Gulf Offshore cited three cases to support its “incompatibility” formulation. The first was Dowd Box, swpra, at 507-508, which contains nothing to support any “incompatibility” principle, except a quotation from the second case Gulf Off*473shore cited, Claflin. Indeed, in response to the argument that “[o]nly the federal judiciary . . . possesses both the familiarity with federal labor legislation and the monolithic judicial system necessary” to elaborate a coherent system of national labor laws, the Dowd Box opinion said: “Whatever the merits of this argument as a matter of policy, we find nothing to indicate that Congress adopted such a policy in enacting § 301.” 368 U. S., at 507. The second case cited was Claflin, which said that concurrent jurisdiction exists “where it is not excluded by express provision or by incompatibility in its exercise arising from the nature of the particular case.” 93 U. S., at 136. The subsequent discussion makes it entirely clear, however, that what the Court meant by “incompatibility in its exercise arising from the nature of the particular case” was that the particular statute at issue impliedly excluded state-court jurisdiction. “Congress,” the Court said, “may, if it sees fit, give to the Federal courts exclusive jurisdiction,” which it does “sometimes ... by express enactment and sometimes by implication.” Id., at 137. The third case cited, Garner v.

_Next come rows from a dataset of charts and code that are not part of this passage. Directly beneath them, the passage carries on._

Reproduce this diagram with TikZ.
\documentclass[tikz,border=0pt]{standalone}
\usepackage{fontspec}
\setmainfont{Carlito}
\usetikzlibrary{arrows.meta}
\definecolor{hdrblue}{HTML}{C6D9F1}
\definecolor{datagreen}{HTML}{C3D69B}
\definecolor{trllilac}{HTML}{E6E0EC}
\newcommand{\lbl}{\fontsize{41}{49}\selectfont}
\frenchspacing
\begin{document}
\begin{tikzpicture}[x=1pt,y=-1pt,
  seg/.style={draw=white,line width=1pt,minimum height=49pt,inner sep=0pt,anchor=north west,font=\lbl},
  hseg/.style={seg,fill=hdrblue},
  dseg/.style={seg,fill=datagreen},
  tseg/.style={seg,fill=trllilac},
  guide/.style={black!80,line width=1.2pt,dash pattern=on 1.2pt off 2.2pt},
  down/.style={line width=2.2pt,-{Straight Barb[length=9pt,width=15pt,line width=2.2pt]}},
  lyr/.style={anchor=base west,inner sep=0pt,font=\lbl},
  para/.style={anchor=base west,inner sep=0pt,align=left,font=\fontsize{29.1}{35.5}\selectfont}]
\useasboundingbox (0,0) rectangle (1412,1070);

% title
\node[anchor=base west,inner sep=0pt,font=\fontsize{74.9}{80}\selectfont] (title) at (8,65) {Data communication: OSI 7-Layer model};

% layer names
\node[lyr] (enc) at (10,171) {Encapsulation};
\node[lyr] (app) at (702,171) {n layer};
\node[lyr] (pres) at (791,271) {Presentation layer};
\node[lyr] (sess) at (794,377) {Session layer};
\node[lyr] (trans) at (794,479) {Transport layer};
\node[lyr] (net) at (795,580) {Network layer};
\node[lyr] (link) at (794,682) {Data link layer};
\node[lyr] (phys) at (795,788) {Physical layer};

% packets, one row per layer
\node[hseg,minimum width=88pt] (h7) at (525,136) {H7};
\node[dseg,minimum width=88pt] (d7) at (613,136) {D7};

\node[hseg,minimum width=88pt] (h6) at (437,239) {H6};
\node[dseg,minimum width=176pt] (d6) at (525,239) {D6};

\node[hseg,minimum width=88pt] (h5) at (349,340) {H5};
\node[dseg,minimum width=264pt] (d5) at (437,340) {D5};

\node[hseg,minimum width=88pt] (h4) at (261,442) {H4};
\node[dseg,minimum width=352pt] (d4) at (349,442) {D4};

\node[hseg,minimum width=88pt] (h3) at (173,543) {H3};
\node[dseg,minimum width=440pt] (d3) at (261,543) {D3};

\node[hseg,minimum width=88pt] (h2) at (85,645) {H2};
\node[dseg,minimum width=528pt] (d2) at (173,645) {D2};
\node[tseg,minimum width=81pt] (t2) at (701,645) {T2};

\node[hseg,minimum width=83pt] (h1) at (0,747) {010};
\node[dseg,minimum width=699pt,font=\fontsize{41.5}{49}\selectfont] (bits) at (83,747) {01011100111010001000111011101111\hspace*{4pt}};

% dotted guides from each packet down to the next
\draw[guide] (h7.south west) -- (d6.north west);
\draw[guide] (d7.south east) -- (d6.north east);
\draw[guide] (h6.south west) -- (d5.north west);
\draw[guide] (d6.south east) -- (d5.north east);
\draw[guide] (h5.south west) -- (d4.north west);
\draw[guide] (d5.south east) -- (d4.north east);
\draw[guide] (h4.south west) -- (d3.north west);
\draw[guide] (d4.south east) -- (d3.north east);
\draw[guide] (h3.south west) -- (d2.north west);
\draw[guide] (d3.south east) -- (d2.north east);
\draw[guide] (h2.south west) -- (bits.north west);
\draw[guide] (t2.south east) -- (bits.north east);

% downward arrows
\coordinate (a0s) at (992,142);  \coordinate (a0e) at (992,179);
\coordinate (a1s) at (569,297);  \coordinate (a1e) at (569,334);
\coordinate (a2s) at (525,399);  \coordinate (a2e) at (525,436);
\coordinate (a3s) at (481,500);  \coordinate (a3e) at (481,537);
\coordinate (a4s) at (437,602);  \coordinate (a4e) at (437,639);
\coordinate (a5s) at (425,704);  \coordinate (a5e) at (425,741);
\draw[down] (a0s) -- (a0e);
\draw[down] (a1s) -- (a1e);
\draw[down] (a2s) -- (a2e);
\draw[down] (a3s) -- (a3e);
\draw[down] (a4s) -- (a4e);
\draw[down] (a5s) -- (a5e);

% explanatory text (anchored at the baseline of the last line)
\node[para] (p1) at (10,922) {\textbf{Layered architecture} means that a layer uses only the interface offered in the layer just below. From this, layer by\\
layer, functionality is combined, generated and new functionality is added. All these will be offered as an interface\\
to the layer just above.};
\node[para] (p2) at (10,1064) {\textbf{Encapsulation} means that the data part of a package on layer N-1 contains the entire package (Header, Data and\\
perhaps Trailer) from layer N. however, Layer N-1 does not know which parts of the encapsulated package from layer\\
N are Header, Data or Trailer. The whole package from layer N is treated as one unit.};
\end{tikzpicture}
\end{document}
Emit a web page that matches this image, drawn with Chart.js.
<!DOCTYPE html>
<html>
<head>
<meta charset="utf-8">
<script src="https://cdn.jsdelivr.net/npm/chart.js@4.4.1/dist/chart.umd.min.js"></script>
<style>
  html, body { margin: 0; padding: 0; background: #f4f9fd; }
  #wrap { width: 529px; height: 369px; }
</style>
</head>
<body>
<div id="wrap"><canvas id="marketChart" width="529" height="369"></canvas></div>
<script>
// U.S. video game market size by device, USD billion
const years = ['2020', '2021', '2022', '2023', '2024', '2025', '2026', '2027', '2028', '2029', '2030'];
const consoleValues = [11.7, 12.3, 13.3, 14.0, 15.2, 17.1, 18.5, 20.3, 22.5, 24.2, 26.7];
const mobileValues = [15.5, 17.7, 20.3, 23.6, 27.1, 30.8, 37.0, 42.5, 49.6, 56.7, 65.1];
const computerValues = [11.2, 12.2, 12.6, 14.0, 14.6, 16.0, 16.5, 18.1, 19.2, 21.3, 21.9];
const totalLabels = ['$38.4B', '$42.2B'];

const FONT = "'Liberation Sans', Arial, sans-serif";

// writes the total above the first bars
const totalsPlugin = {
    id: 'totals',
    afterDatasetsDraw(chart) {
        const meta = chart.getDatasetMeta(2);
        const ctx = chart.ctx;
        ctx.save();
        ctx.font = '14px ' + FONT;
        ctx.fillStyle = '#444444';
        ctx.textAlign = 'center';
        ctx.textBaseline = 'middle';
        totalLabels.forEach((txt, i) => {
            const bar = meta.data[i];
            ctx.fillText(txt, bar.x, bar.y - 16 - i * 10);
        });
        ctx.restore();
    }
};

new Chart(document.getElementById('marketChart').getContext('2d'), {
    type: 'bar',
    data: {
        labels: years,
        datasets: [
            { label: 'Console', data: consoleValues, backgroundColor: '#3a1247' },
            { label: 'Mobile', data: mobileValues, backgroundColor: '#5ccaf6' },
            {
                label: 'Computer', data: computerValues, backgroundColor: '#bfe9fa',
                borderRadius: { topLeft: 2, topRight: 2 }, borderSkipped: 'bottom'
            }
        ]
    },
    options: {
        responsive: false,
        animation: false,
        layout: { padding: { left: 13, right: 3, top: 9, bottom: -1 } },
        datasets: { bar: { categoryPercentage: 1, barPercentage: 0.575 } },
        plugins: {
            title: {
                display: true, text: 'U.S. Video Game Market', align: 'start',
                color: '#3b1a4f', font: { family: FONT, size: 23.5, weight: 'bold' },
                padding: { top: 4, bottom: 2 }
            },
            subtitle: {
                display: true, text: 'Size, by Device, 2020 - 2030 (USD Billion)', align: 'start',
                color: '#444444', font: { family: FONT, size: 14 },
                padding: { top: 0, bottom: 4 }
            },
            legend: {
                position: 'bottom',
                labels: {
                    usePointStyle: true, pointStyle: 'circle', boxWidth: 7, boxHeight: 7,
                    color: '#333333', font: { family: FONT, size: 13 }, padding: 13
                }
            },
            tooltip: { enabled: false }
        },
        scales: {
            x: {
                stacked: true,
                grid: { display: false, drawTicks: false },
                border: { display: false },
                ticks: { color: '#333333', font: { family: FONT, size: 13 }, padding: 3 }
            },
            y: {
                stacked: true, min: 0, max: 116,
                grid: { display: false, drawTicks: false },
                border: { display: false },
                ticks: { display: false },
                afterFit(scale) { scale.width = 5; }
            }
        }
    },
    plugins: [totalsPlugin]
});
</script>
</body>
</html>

Teamsters, 346 U. S. 485 (1953), had nothing to do with state-court jurisdiction over a federal cause of action. It held that the National Labor Relations Act, whose express provision that the jurisdiction of the National Labor Relations Board shall be exclusive had already been held to prevent federal courts from assuming primary jurisdiction over labor disputes, see Myers v. Bethlehem Shipbuilding Corp., 303 U. S. 41, 48 (1938), prevented state courts as well.
In sum: As the Court holds, the RICO cause of action meets none of the three tests for exclusion of state-court jurisdiction recited in Gulf Offshore. Since that is so, the proposition that meeting any one of the tests would have sufficed is dictum here, as it was there. In my view meeting the second test is assuredly not enough, and meeting the third may not be.